“It is just a board game”- informer and contact officer
Today the court first finished the questioning of Juliane Walther which had begun yesterday. She continued her brazen game of on the one hand feigning memory gaps, on the other hand presenting herself and her comrades as the main victims of the press and a leftwing public. The highlight of her testimony was marked by her recollection of an evening playing “Pogromly” with Wohlleben, Gerlach, Mundlos, Böhnhardt and Zschäpe, which the witness recalls as the height of Normalcy: “It is just a board game, … it was just like playing a normal game.”
She was followed by Mr.
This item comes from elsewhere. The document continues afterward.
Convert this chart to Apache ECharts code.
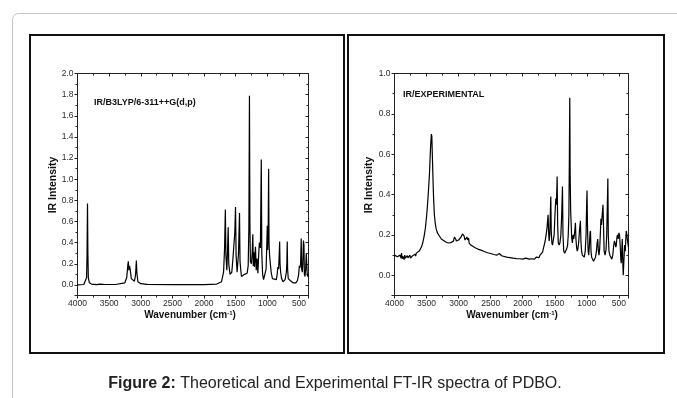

Wießner, former contact officer for “Thuringia Home Guard”-leader Tino Brandt for the domestic secret service in Thuringia and now retired. His testimony today remained superficial, he will be called to testify again after Brandt’s testimony and was only asked to provide an overview today: Brandt had been recruited as an informer in 1994 and had been “switched off” for a short time in 2000 and for good in 2001. Brandt was always cooperative, would have done anything for money. He was the most important source regarding the extreme right, without Brandt the office would have been unable to provide decent information on that sector. (Of course, the fact that an office of the domestic secret service bases its political judgments solely on the testimony of an informer is in itself reason enough to shut down that agency.)
Wießner also stated that Andreas Rachhausen, who had driven back to Jena the car with which “the Three” had fled to Saxonia, as well as Juliane Walther had also provided information to him.
The testimony of Mr. Zweigert, Wießner’s substitute who had also been in contact with Brandt several times, was even shorter – he was sent home for now after he had shown no attempt to recall what had happened during these contacts.